-- START OF Provided information --

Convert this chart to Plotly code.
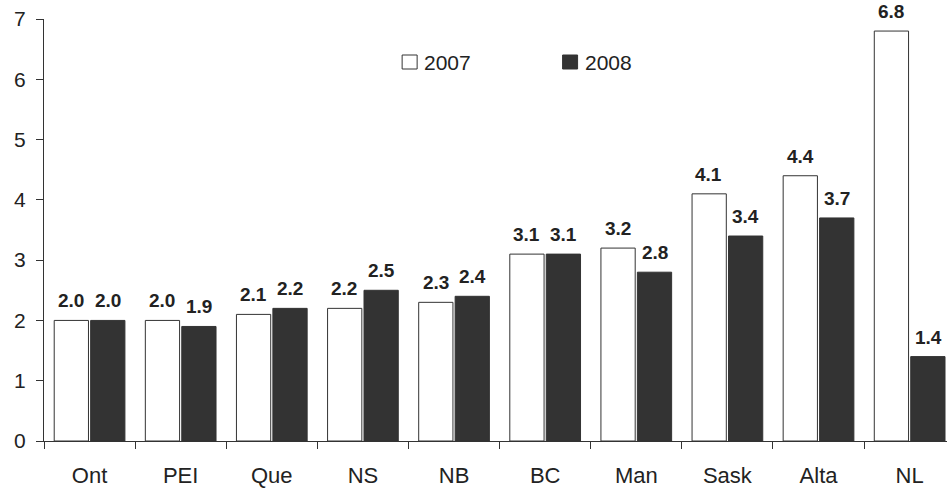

-- END OF Provided information --
-- START OF Provided information --

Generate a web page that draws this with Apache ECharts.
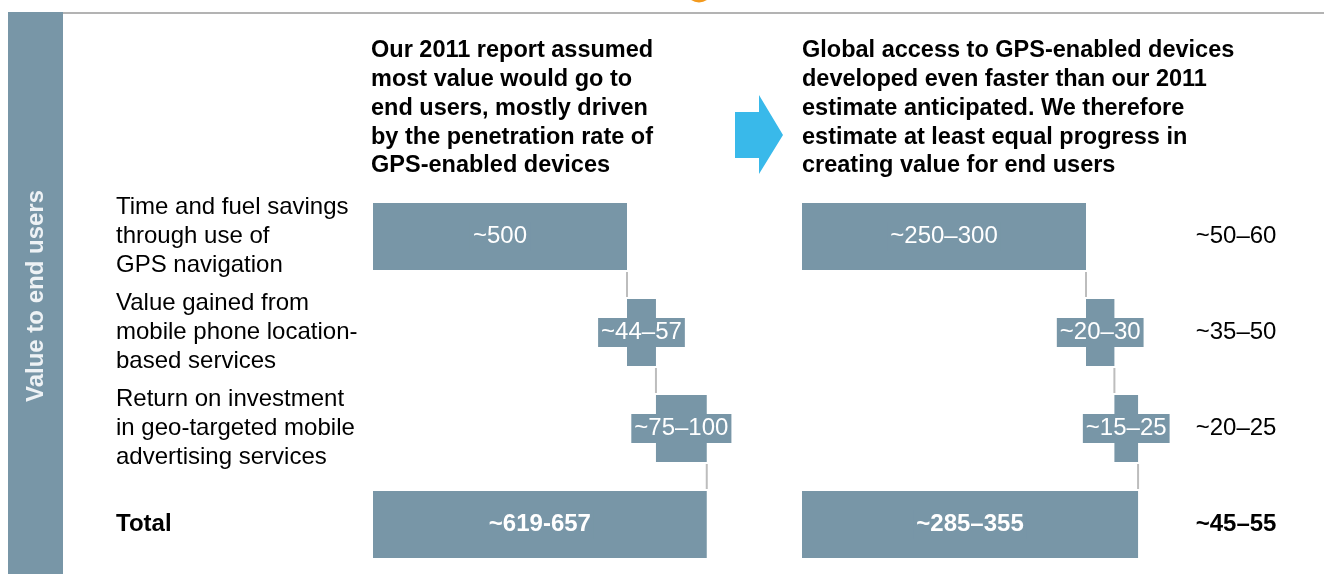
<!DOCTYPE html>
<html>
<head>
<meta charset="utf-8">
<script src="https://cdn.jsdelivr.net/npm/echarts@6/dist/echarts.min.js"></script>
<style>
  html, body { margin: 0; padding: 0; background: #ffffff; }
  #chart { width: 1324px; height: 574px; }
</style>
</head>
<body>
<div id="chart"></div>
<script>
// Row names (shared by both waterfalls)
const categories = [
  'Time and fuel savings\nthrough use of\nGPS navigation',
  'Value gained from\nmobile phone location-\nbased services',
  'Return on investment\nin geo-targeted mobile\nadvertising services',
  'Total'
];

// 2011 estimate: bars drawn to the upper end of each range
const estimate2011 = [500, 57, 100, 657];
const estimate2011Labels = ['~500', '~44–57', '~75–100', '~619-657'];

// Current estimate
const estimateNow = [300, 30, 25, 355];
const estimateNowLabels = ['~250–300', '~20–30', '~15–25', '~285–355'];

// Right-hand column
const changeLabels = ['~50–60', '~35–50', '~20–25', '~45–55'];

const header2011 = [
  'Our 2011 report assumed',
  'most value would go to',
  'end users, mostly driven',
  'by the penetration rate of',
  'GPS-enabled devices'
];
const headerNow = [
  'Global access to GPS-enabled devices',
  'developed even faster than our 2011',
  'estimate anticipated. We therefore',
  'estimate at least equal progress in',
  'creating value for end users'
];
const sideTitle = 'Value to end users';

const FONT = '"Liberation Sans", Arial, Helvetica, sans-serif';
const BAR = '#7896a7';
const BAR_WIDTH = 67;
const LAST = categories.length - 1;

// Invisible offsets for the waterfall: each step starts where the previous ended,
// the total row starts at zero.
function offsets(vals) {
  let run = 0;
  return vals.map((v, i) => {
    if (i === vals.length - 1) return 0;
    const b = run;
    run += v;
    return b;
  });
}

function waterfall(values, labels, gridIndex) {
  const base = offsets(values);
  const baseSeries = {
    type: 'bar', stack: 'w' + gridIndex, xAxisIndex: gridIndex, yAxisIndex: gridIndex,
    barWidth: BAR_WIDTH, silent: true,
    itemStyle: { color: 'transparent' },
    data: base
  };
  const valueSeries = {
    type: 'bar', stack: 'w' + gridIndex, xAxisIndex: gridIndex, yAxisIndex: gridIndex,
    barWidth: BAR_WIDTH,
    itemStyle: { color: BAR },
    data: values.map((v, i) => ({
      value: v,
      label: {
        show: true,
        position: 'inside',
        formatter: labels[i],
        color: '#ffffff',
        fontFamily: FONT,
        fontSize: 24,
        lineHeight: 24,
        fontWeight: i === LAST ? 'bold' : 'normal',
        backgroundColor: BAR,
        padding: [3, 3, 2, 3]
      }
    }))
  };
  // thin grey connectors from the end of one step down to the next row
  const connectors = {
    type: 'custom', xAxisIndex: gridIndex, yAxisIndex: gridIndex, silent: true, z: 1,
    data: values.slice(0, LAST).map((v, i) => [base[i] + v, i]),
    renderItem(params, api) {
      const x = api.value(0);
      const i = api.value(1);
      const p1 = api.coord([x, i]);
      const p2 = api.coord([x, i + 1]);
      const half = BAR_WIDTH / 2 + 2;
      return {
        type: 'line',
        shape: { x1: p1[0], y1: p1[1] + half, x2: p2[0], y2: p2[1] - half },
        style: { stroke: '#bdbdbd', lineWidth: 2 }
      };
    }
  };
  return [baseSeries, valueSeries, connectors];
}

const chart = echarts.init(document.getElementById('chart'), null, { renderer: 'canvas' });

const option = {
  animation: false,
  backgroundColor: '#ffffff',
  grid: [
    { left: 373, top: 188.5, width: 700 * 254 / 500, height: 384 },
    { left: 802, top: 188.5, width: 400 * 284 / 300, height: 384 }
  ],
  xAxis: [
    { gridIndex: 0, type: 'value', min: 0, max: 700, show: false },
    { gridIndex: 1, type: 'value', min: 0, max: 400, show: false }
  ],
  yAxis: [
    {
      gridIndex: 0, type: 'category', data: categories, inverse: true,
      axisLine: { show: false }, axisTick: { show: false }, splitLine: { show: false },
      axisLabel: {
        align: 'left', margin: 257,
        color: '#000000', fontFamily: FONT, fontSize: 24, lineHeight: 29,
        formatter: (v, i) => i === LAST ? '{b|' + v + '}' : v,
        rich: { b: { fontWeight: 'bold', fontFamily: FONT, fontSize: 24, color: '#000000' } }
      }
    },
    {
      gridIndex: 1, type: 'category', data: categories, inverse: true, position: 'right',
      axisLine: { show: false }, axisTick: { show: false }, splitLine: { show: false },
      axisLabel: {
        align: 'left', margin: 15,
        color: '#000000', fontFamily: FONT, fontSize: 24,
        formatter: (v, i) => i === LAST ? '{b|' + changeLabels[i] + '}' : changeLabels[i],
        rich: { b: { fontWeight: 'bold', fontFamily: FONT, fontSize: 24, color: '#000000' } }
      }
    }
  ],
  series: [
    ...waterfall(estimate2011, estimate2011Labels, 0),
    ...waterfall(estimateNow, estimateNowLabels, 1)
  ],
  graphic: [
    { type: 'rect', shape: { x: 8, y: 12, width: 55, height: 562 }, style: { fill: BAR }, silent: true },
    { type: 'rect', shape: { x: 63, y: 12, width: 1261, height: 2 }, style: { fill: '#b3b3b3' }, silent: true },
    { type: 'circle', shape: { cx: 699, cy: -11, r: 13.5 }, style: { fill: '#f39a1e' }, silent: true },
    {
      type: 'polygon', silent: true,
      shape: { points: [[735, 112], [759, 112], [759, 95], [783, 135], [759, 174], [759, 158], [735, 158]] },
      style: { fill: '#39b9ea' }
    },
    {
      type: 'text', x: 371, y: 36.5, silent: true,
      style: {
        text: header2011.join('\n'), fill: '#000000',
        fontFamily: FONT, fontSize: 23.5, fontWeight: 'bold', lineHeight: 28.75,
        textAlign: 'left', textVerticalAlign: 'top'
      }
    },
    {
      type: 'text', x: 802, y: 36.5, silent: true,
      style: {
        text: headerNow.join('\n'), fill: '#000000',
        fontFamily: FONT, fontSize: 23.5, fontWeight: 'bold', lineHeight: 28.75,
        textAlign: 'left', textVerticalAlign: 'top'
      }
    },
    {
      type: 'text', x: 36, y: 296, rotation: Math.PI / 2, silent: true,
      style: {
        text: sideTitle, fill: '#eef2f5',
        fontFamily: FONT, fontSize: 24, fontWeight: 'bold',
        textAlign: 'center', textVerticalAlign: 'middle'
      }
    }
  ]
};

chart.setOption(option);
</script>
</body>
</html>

-- END OF Provided information --

• Exercise prompt: Reproduce the entries exactly, from the line with "Generate a web" to the line with "['~250–300', '~20–30', '~15–25', '~285–355'];", both lines included, keeping no pictures.

• Final answer:
Generate a web page that draws this with Apache ECharts.
<!DOCTYPE html>
<html>
<head>
<meta charset="utf-8">
<script src="https://cdn.jsdelivr.net/npm/echarts@6/dist/echarts.min.js"></script>
<style>
  html, body { margin: 0; padding: 0; background: #ffffff; }
  #chart { width: 1324px; height: 574px; }
</style>
</head>
<body>
<div id="chart"></div>
<script>
// Row names (shared by both waterfalls)
const categories = [
  'Time and fuel savings\nthrough use of\nGPS navigation',
  'Value gained from\nmobile phone location-\nbased services',
  'Return on investment\nin geo-targeted mobile\nadvertising services',
  'Total'
];

// 2011 estimate: bars drawn to the upper end of each range
const estimate2011 = [500, 57, 100, 657];
const estimate2011Labels = ['~500', '~44–57', '~75–100', '~619-657'];

// Current estimate
const estimateNow = [300, 30, 25, 355];
const estimateNowLabels = ['~250–300', '~20–30', '~15–25', '~285–355'];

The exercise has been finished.